La furia di voler spiegare tutto con un numeretto ci porta spesso a dire (e pensare) sciocchezze.
Ecco qui sopra Eurostat, di cui vedete la statistica 2022, affermare che le donne italiane sono le meno socialmente penalizzate di tutta l’EU: tre volte messe meglio della media e quattro volte più delle finlandesi e delle tedesche.
C’è qualcuno disposto a credere a questa favola?
Quel dato è assurdo perché il numeretto che Eurostat chiama Gender Pay Gap (e che scientificamente si chiama Gender Earnings Gap) dipende dalle strutture sociali delle nazioni considerate, senza le quali i confronti possono tingersi di ridicolo, proprio come questo istogramma.
Il numero italiano va rivisto considerando fattori locali come: la particolarmente bassa partecipazione femminile alla forza lavoro; il lavoro in nero; il peso delle microaziende (Eurostat considera solo quelle con più di dieci dipendenti); la elevata proporzione di lavoratrici italiane che sono impiegate nella PA, dove la parità è assicurata.
Disuguaglianze immaginarie
Succede anche con le disuguaglianze. Arriva uno, che sia il Financial Times o l’ultimo straccio di blogger, e posta una chart colorata che pretende di chiarire come vanno nel mondo le disuguaglianze reddituali. Milioni di LIKE.
Ma quasi nessun lettore pensa che un paese con un coefficiente di Gini bassissimo (= bassa disuguaglianza) può essere un paese in cui quasi tutti sono poveri. Infatti, nelle figure a colori che i media adorano, Bangladesh, Niger e Chad appaiono più “equi” della Danimarca. 😉
Non solo: la disuguaglianza va calcolata dopo le imposte, perché queste abilitano il welfare (essere poveri in Scandinavia o in Usa, fa una bella differenza). Solo così si capisce che gli Usa non sono più equi della Finlandia né la Turchia dell’Italia.

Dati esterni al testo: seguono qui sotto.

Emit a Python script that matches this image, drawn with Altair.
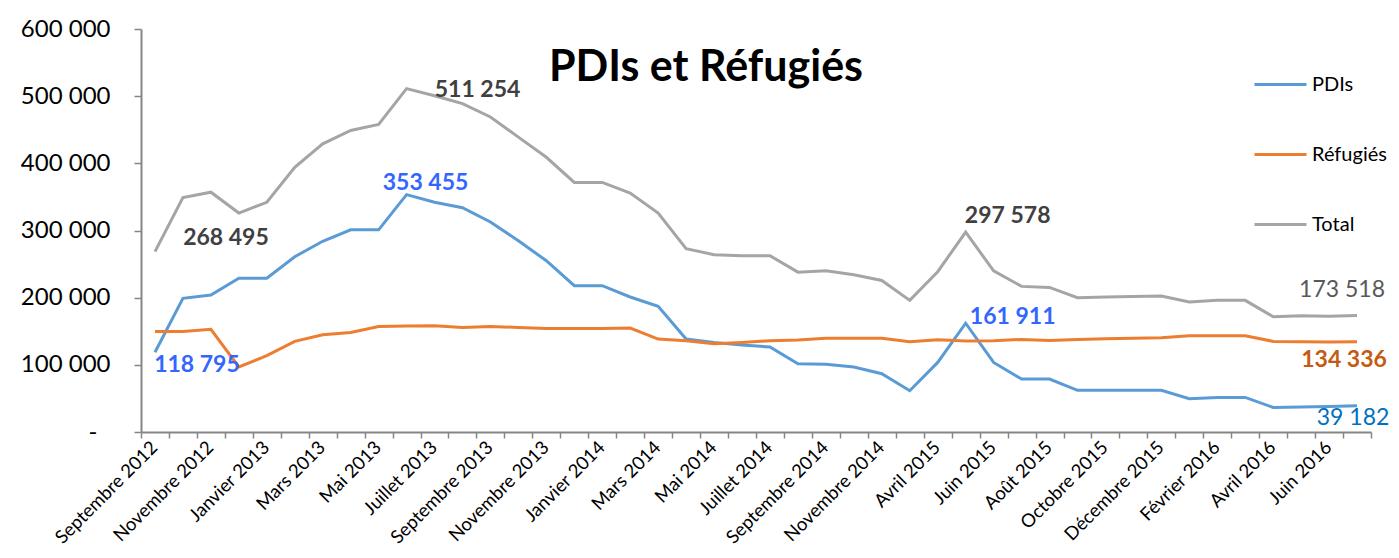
import altair as alt
import pandas as pd

categories = [
    "Septembre 2012", "Octobre 2012", "Novembre 2012", "Décembre 2012",
    "Janvier 2013", "Février 2013", "Mars 2013", "Avril 2013", "Mai 2013",
    "Juin 2013", "Juillet 2013", "Août 2013", "Septembre 2013", "Octobre 2013",
    "Novembre 2013", "Décembre 2013", "Janvier 2014", "Février 2014",
    "Mars 2014", "Avril 2014", "Mai 2014", "Juin 2014", "Juillet 2014",
    "Août 2014", "Septembre 2014", "Octobre 2014", "Novembre 2014",
    "Février 2015", "Avril 2015", "Mai 2015", "Juin 2015", "Juillet 2015",
    "Août 2015", "Septembre 2015", "Octobre 2015", "Novembre 2015",
    "Décembre 2015", "Janvier 2016", "Février 2016", "Mars 2016",
    "Avril 2016", "Mai 2016", "Juin 2016", "Juillet 2016",
]

shown_labels = [
    "Septembre 2012", "Novembre 2012", "Janvier 2013", "Mars 2013", "Mai 2013",
    "Juillet 2013", "Septembre 2013", "Novembre 2013", "Janvier 2014",
    "Mars 2014", "Mai 2014", "Juillet 2014", "Septembre 2014",
    "Novembre 2014", "Avril 2015", "Juin 2015", "Août 2015", "Octobre 2015",
    "Décembre 2015", "Février 2016", "Avril 2016", "Juin 2016",
]

pdis = [
    118795, 199000, 204000, 229000, 229000, 261000, 284000, 301000, 301000,
    353455, 342000, 334000, 312600, 284800, 255000, 217800, 217800, 201000,
    187000, 138400, 133400, 129500, 126500, 101700, 100700, 96800, 86800,
    61500, 103600, 161911, 103600, 78900, 78900, 62000, 62000, 62000, 62000,
    49600, 51500, 51500, 36600, 37100, 38100, 39182,
]

refugies = [
    149800, 149800, 153000, 96800, 113600, 134900, 144900, 148300, 157000,
    157800, 158300, 155700, 157000, 155700, 154000, 154000, 154000, 154800,
    138400, 136000, 131400, 133400, 136000, 137000, 139400, 139400, 139400,
    134400, 137400, 135667, 136000, 137900, 136400, 137900, 138900, 139400,
    140400, 143400, 143400, 143400, 134900, 134400, 134000, 134336,
]

total = [
    268495, 349000, 357000, 326000, 342000, 394000, 429000, 449000, 458000,
    511254, 500700, 489000, 469000, 439000, 409000, 371600, 371600, 355800,
    326000, 272900, 264000, 262500, 262500, 238000, 240000, 234000, 225700,
    196000, 238700, 297578, 240000, 216800, 215300, 200000, 201000, 201900,
    202500, 193500, 196000, 196000, 171700, 173200, 172200, 173518,
]

series_names = ["PDIs", "Réfugiés", "Total"]
series_colors = ["#5B9BD5", "#ED7D31", "#A5A5A5"]
y_ticks = [0, 100000, 200000, 300000, 400000, 500000, 600000]

label_series = ["Total", "PDIs", "Total", "PDIs", "Total", "PDIs", "Total", "Réfugiés", "PDIs"]
label_index = [0, 0, 9, 9, 29, 29, 43, 43, 43]
label_text = ["268 495", "118 795", "511 254", "353 455", "297 578", "161 911",
              "173 518", "134 336", "39 182"]

chart_title = "PDIs et Réfugiés"

FONT = "Lato"

rows = []
for name, vals in zip(series_names, [pdis, refugies, total]):
    for c, v in zip(categories, vals):
        rows.append({"cat": c, "value": v, "series": name})
df = pd.DataFrame(rows)

series_lookup = dict(zip(series_names, [pdis, refugies, total]))

shown_js = "[" + ",".join("'" + s + "'" for s in shown_labels) + "]"

x_enc = alt.X(
    "cat:N",
    sort=categories,
    scale=alt.Scale(type="band", domain=categories, paddingInner=0, paddingOuter=0),
    axis=alt.Axis(
        title=None,
        labelAngle=-45,
        labelAlign="right",
        labelBaseline="middle",
        labelFont=FONT,
        labelFontSize=18.5,
        labelColor="#000000",
        labelExpr="indexof(" + shown_js + ", datum.value) >= 0 ? datum.label : ''",
        labelOverlap=False,
        labelBound=False,
        labelFlush=False,
        labelPadding=6,
        labelOffset=-1,
        tickBand="extent",
        tickSize=6,
        tickColor="#868686",
        tickWidth=1.5,
        domainColor="#868686",
        domainWidth=2,
    ),
)

y_enc = alt.Y(
    "value:Q",
    scale=alt.Scale(domain=[0, 600000], nice=False),
    axis=alt.Axis(
        title=None,
        values=y_ticks,
        grid=False,
        labelExpr="datum.value == 0 ? '-' : format(datum.value / 1000, 'd') + ' 000'",
        labelFont=FONT,
        labelFontSize=24,
        labelColor="#000000",
        labelPadding={"condition": {"test": "datum.value == 0", "value": 37}, "value": 24},
        tickSize=7,
        tickColor="#868686",
        tickWidth=1.5,
        domainColor="#868686",
        domainWidth=2,
    ),
)

lines = alt.Chart(df).mark_line(strokeWidth=3).encode(
    x=x_enc,
    y=y_enc,
    color=alt.Color(
        "series:N",
        scale=alt.Scale(domain=series_names, range=series_colors),
        legend=alt.Legend(
            title=None,
            orient="none",
            legendX=1112,
            legendY=28,
            symbolType="stroke",
            symbolSize=2704,
            symbolStrokeWidth=3,
            labelFont=FONT,
            labelFontSize=20,
            labelColor="#000000",
            labelOffset=4,
            rowPadding=32,
            padding=0,
        ),
    ),
)

styles = {
    0: dict(color="#404040", fontWeight="bold", dx=71, dy=-14),
    1: dict(color="#3366FF", fontWeight="bold", dx=42, dy=13),
    2: dict(color="#404040", fontWeight="bold", dx=71, dy=1),
    3: dict(color="#3366FF", fontWeight="bold", dx=19, dy=-12),
    4: dict(color="#404040", fontWeight="bold", dx=42, dy=-16),
    5: dict(color="#3366FF", fontWeight="bold", dx=47, dy=-6),
    6: dict(color="#595959", fontWeight="normal", dx=-15, dy=-25),
    7: dict(color="#C55A11", fontWeight="bold", dx=-13, dy=18),
    8: dict(color="#0070C0", fontWeight="normal", dx=-4, dy=12),
}

layers = [lines]
for i, (s, idx, txt) in enumerate(zip(label_series, label_index, label_text)):
    ldf = pd.DataFrame([{"cat": categories[idx], "value": series_lookup[s][idx], "txt": txt}])
    st = styles[i]
    layers.append(
        alt.Chart(ldf).mark_text(
            font=FONT, fontSize=23, align="center", baseline="middle", **st
        ).encode(x=alt.X("cat:N", sort=categories), y=alt.Y("value:Q"), text="txt:N")
    )

title_layer = alt.Chart(pd.DataFrame({"t": [chart_title]})).mark_text(
    font=FONT, fontSize=43, fontWeight="bold", color="#000000",
    align="center", baseline="alphabetic",
).encode(x=alt.value(565), y=alt.value(52), text="t:N")
layers.append(title_layer)

chart = alt.layer(*layers).properties(
    width=1230,
    height=403,
    autosize=alt.AutoSizeParams(type="none"),
    padding={"left": 133, "top": 21, "right": 20, "bottom": 118},
).configure_view(stroke=None)

chart.save("out.html", embed_options={"renderer": "svg", "actions": False})
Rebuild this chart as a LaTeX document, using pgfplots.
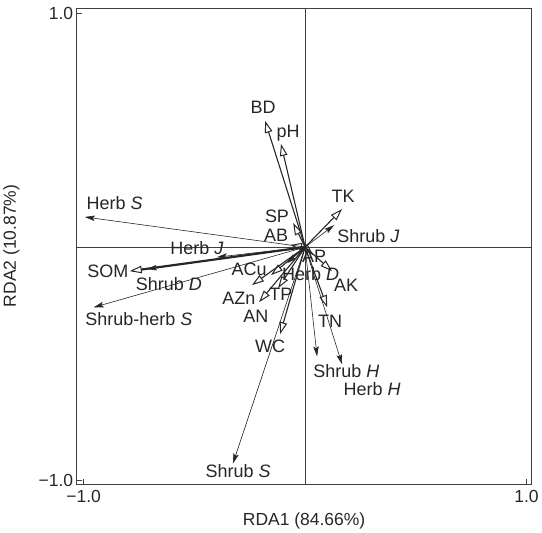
\documentclass[border=0pt]{standalone}
\usepackage{fontspec}
\setmainfont{Liberation Sans}
\usepackage{pgfplots}
\pgfplotsset{compat=1.18}
\usetikzlibrary{arrows.meta}

\tikzset{
  env/.style={line width=1.1pt, black!85, -{Triangle[open,length=12bp,width=7.5bp,line width=1pt]}},
  spc/.style={line width=0.6pt, black!85, -{Stealth[length=10bp,width=5.5bp,inset=2bp]}},
  lab/.style={font=\fontsize{18}{20}\selectfont, text=black!85, inner sep=0pt},
}

\begin{document}
\begin{tikzpicture}
\begin{axis}[
  name=ax,
  scale only axis, width=454bp, height=475bp,
  xmin=-1.032, xmax=1.023, ymin=-1.015, ymax=1.024,
  xtick={-1,1}, ytick={-1,1},
  xticklabels={−1.0,1.0}, yticklabels={−1.0,1.0},
  tick pos=left, tick align=inside, major tick length=5bp,
  tick style={black!75, line width=0.8pt},
  axis line style={black!75, line width=1pt},
  tick label style={font=\fontsize{17.5}{20}\selectfont, text=black!85},
  xticklabel style={yshift=-3bp},
  label style={font=\fontsize{17.5}{20}\selectfont, text=black!85},
  xlabel={RDA1 (84.66\%)}, ylabel={RDA2 (10.87\%)},
  xlabel style={at={(rel axis cs:0.5,0)}, anchor=center, yshift=-37bp},
  ylabel style={at={(rel axis cs:0,0.5)}, anchor=center, rotate=0, yshift=65bp},
  clip=false,
]
% zero lines
\addplot[black!75, line width=1pt] coordinates {(0,-1.015) (0,1.024)};
\addplot[black!75, line width=1pt] coordinates {(-1.032,0) (1.023,0)};

% species (solid heads)
\addplot[spc] coordinates {(0,0) (-0.995,0.129)};   % Herb S
\addplot[spc] coordinates {(0,0) (-0.955,-0.258)};  % Shrub-herb S
\addplot[spc] coordinates {(0,0) (-0.326,-0.927)};  % Shrub S
\addplot[spc] coordinates {(0,0) (0.054,-0.468)};   % Shrub H
\addplot[spc] coordinates {(0,0) (0.167,-0.502)};   % Herb H
\addplot[spc] coordinates {(0,0) (0.131,0.094)};    % Shrub J
\addplot[spc] coordinates {(0,0) (-0.398,-0.043)};  % Herb J
\addplot[spc] coordinates {(0,0) (-0.715,-0.094)};  % Shrub D
\addplot[spc] coordinates {(0,0) (-0.081,-0.069)};  % Herb D

% environmental variables (open heads)
\addplot[env] coordinates {(0,0) (-0.181,0.541)};   % BD
\addplot[env] coordinates {(0,0) (-0.109,0.442)};   % pH
\addplot[env] coordinates {(0,0) (0.167,0.163)};    % TK
\addplot[env] coordinates {(0,0) (-0.054,0.103)};   % SP
\addplot[env] coordinates {(0,0) (-0.068,0.009)};   % AB
\addplot[env, line width=2.2pt] coordinates {(0,0) (-0.792,-0.103)}; % SOM
\addplot[env] coordinates {(0,0) (-0.154,-0.120)};  % ACu
\addplot[env] coordinates {(0,0) (-0.240,-0.163)};  % AZn
\addplot[env] coordinates {(0,0) (-0.208,-0.236)};  % AN
\addplot[env] coordinates {(0,0) (-0.122,-0.176)};  % TP
\addplot[env] coordinates {(0,0) (0.036,-0.034)};   % AP
\addplot[env] coordinates {(0,0) (0.122,-0.103)};   % AK
\addplot[env] coordinates {(0,0) (0.100,-0.258)};   % TN
\addplot[env] coordinates {(0,0) (-0.113,-0.373)};  % WC

% labels
\node[lab] at (axis cs:-0.190,0.597) {BD};
\node[lab] at (axis cs:-0.077,0.489) {pH};
\node[lab] at (axis cs:0.172,0.219) {TK};
\node[lab, anchor=west] at (axis cs:0.145,0.047) {Shrub \textit{J}};
\node[lab] at (axis cs:-0.127,0.133) {SP};
\node[lab] at (axis cs:-0.131,0.050) {AB};
\node[lab] at (axis cs:-0.860,0.189) {Herb \textit{S}};
\node[lab] at (axis cs:-0.489,-0.004) {Herb \textit{J}};
\node[lab] at (axis cs:-0.891,-0.103) {SOM};
\node[lab] at (axis cs:-0.615,-0.159) {Shrub \textit{D}};
\node[lab] at (axis cs:-0.751,-0.309) {Shrub-herb \textit{S}};
\node[lab] at (axis cs:-0.253,-0.094) {ACu};
\node[lab] at (axis cs:0.025,-0.116) {Herb \textit{D}};
\node[lab] at (axis cs:-0.299,-0.219) {AZn};
\node[lab] at (axis cs:-0.222,-0.296) {AN};
\node[lab] at (axis cs:-0.109,-0.202) {TP};
\node[lab] at (axis cs:0.041,-0.040) {AP};
\node[lab] at (axis cs:0.185,-0.162) {AK};
\node[lab] at (axis cs:0.113,-0.318) {TN};
\node[lab] at (axis cs:-0.158,-0.425) {WC};
\node[lab] at (axis cs:0.186,-0.532) {Shrub \textit{H}};
\node[lab] at (axis cs:0.303,-0.609) {Herb \textit{H}};
\node[lab] at (axis cs:-0.303,-0.961) {Shrub \textit{S}};
\end{axis}
% margin above and right of the frame
\path (ax.north east) ++(8bp,8bp);
\end{tikzpicture}
\end{document}
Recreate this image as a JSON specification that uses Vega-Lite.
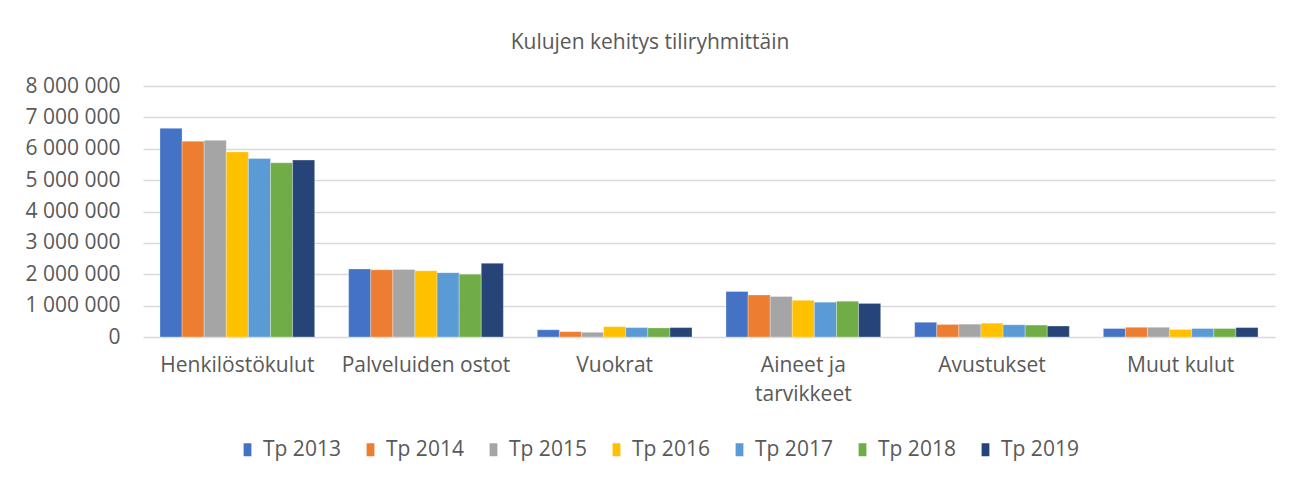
{
  "$schema": "https://vega.github.io/schema/vega-lite/v6.json",
  "width": 1132,
  "height": 251,
  "autosize": {"type": "none"},
  "padding": {"left": 143, "top": 86, "right": 29, "bottom": 149},
  "background": "white",
  "config": {
    "font": "Open Sans",
    "view": {"stroke": null},
    "locale": {"number": {"decimal": ",", "thousands": " ", "grouping": [3], "currency": ["", " €"]}}
  },
  "title": {
    "text": "Kulujen kehitys tiliryhmittäin",
    "fontSize": 21,
    "fontWeight": "normal",
    "color": "#595959",
    "font": "Open Sans",
    "anchor": "middle",
    "frame": "bounds",
    "offset": 22
  },
  "data": {
    "values": [
      {"tili": "Henkilöstökulut", "vuosi": "Tp 2013", "arvo": 6650000},
      {"tili": "Henkilöstökulut", "vuosi": "Tp 2014", "arvo": 6240000},
      {"tili": "Henkilöstökulut", "vuosi": "Tp 2015", "arvo": 6270000},
      {"tili": "Henkilöstökulut", "vuosi": "Tp 2016", "arvo": 5900000},
      {"tili": "Henkilöstökulut", "vuosi": "Tp 2017", "arvo": 5690000},
      {"tili": "Henkilöstökulut", "vuosi": "Tp 2018", "arvo": 5550000},
      {"tili": "Henkilöstökulut", "vuosi": "Tp 2019", "arvo": 5640000},
      {"tili": "Palveluiden ostot", "vuosi": "Tp 2013", "arvo": 2170000},
      {"tili": "Palveluiden ostot", "vuosi": "Tp 2014", "arvo": 2140000},
      {"tili": "Palveluiden ostot", "vuosi": "Tp 2015", "arvo": 2150000},
      {"tili": "Palveluiden ostot", "vuosi": "Tp 2016", "arvo": 2110000},
      {"tili": "Palveluiden ostot", "vuosi": "Tp 2017", "arvo": 2050000},
      {"tili": "Palveluiden ostot", "vuosi": "Tp 2018", "arvo": 2000000},
      {"tili": "Palveluiden ostot", "vuosi": "Tp 2019", "arvo": 2350000},
      {"tili": "Vuokrat", "vuosi": "Tp 2013", "arvo": 230000},
      {"tili": "Vuokrat", "vuosi": "Tp 2014", "arvo": 170000},
      {"tili": "Vuokrat", "vuosi": "Tp 2015", "arvo": 150000},
      {"tili": "Vuokrat", "vuosi": "Tp 2016", "arvo": 330000},
      {"tili": "Vuokrat", "vuosi": "Tp 2017", "arvo": 300000},
      {"tili": "Vuokrat", "vuosi": "Tp 2018", "arvo": 290000},
      {"tili": "Vuokrat", "vuosi": "Tp 2019", "arvo": 300000},
      {"tili": "Aineet ja tarvikkeet", "vuosi": "Tp 2013", "arvo": 1450000},
      {"tili": "Aineet ja tarvikkeet", "vuosi": "Tp 2014", "arvo": 1340000},
      {"tili": "Aineet ja tarvikkeet", "vuosi": "Tp 2015", "arvo": 1290000},
      {"tili": "Aineet ja tarvikkeet", "vuosi": "Tp 2016", "arvo": 1170000},
      {"tili": "Aineet ja tarvikkeet", "vuosi": "Tp 2017", "arvo": 1110000},
      {"tili": "Aineet ja tarvikkeet", "vuosi": "Tp 2018", "arvo": 1140000},
      {"tili": "Aineet ja tarvikkeet", "vuosi": "Tp 2019", "arvo": 1070000},
      {"tili": "Avustukset", "vuosi": "Tp 2013", "arvo": 470000},
      {"tili": "Avustukset", "vuosi": "Tp 2014", "arvo": 400000},
      {"tili": "Avustukset", "vuosi": "Tp 2015", "arvo": 410000},
      {"tili": "Avustukset", "vuosi": "Tp 2016", "arvo": 440000},
      {"tili": "Avustukset", "vuosi": "Tp 2017", "arvo": 390000},
      {"tili": "Avustukset", "vuosi": "Tp 2018", "arvo": 380000},
      {"tili": "Avustukset", "vuosi": "Tp 2019", "arvo": 350000},
      {"tili": "Muut kulut", "vuosi": "Tp 2013", "arvo": 270000},
      {"tili": "Muut kulut", "vuosi": "Tp 2014", "arvo": 310000},
      {"tili": "Muut kulut", "vuosi": "Tp 2015", "arvo": 310000},
      {"tili": "Muut kulut", "vuosi": "Tp 2016", "arvo": 240000},
      {"tili": "Muut kulut", "vuosi": "Tp 2017", "arvo": 270000},
      {"tili": "Muut kulut", "vuosi": "Tp 2018", "arvo": 270000},
      {"tili": "Muut kulut", "vuosi": "Tp 2019", "arvo": 300000}
    ]
  },
  "mark": {"type": "bar", "stroke": "white", "strokeWidth": 0.5, "strokeOpacity": 0.6},
  "encoding": {
    "x": {
      "field": "tili",
      "type": "nominal",
      "sort": null,
      "title": null,
      "scale": {"paddingInner": 0.18, "paddingOuter": 0.09},
      "axis": {
        "labelAngle": 0,
        "labelFontSize": 21,
        "labelColor": "#595959",
        "labelPadding": 17,
        "ticks": false,
        "domain": false,
        "labelLineHeight": 29,
        "labelExpr": "datum.label == 'Aineet ja tarvikkeet' ? ['Aineet ja', 'tarvikkeet'] : datum.label"
      }
    },
    "xOffset": {"field": "vuosi", "type": "nominal", "sort": null},
    "y": {
      "field": "arvo",
      "type": "quantitative",
      "title": null,
      "scale": {"domain": [0, 8000000]},
      "axis": {
        "values": [0, 1000000, 2000000, 3000000, 4000000, 5000000, 6000000, 7000000, 8000000],
        "format": ",d",
        "labelFontSize": 21,
        "labelColor": "#595959",
        "labelPadding": 23,
        "ticks": false,
        "domain": false,
        "gridColor": "#d9d9d9",
        "gridWidth": 1.3
      }
    },
    "color": {
      "field": "vuosi",
      "type": "nominal",
      "sort": null,
      "title": null,
      "scale": {
        "domain": ["Tp 2013", "Tp 2014", "Tp 2015", "Tp 2016", "Tp 2017", "Tp 2018", "Tp 2019"],
        "range": ["#4472C4", "#ED7D31", "#A5A5A5", "#FFC000", "#5B9BD5", "#70AD47", "#264478"]
      },
      "legend": {
        "orient": "none",
        "legendX": 94,
        "legendY": 353,
        "direction": "horizontal",
        "symbolType": "M-0.6,-1H0.6V1H-0.6Z",
        "symbolSize": 169,
        "symbolStrokeWidth": 0,
        "labelFontSize": 21,
        "labelColor": "#595959",
        "labelOffset": 5,
        "columnPadding": 19
      }
    }
  }
}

Sulle disuguaglianze, qui sotto trovate una grafica colorata più sensata e utile di quelle che solitamente si stampano.
Ma poi, e questo non lo dice neppure la nostra grafica “intelligente”, il coefficiente di Gini è influenzato anche dalla struttura demografica: per esempio, pochi lavoratori e molti cittadini inattivi, innalzano artificiosamente l’indice di disuguaglianza del paese.
Prima ancora dell’attitudine all’analisi dei dati, ci difettano il buon senso e persino lo humor. Il giornalista si dovrebbe chiedere se sta per caso sbagliando a interpretare la statistica prima di pubblicare un’infografica, per quanto belli siano i suoi colori. E ogni media dovrebbe decidersi a scritturare un giovane con dimestichezza nell’analisi dei dati.
La condizione femminile in un solo numero
E’ difficile che un solo numero possa dirci tutto, anche se esistono numeretti pregnanti che, se abbiamo fretta, ci aiutano a capire qualcosa di un contesto.
Le statistiche sul divario di guadagno, spesso chiamato erroneamente Gender Pay Gap, ci forniscono con un semplice numero un’indicazione molto utile di quanto le donne di un determinato paese siano penalizzate nella vita sociale (e lo sono quasi dovunque).
Però sono stupidaggini le frasi come “le donne sono pagate all’incirca il 22% in meno degli uomini” (EPI, 8 marzo 2024). A parità di lavoro e di tempo lavorato, le donne non sono meno pagate se non in rari casi.
Il vero problema è che, sempre in media, a fine anno avranno quasi sempre guadagnato meno, soprattutto perché le loro carriere sono distorte dalle cure dei figli, degli anziani, della casa, con la conseguenza che molte donne si rincantucciano in lavori modesti (segretaria, commessa, cassiera, badante, colf, …) mentre gli uomini svolgono la gran parte di quelli più pagati. Ed ecco che, sommando gli incassi dei due generi e anche dividendoli per le ore lavorate, si trovano le donne essere più povere di un 12,5% (Eurostat).
Questo divario di guadagno annuale ci offre un’indicazione sintetica, sebbene sommaria finché si vuole, della condizione femminile in una società.
Frasi come quella là del pasionario Economic Policy Institute,
- sono fastidiose perché insinuano surrettiziamente che le donne siano pagate in media il 22% in meno degli uomini per lo stesso lavoro e con qualifiche equivalenti
- fanno male alla causa della parità di genere perché i media più conservatori smascherano facilmente la falsità e diffonderanno la diceria che tutte le statistiche sul Gender Pay Gap sono farlocche
E’ particolarmente dannoso quando a propugnare frasi come quella sono dei ricercatori: essi sanno di ciurlare nel manico ma titolano così i comunicati stampa per avere copertura mediatica. La quale puntualmente arriva. Sotto forma di titoli roboanti buoni per l’8 marzo. E sbagliati.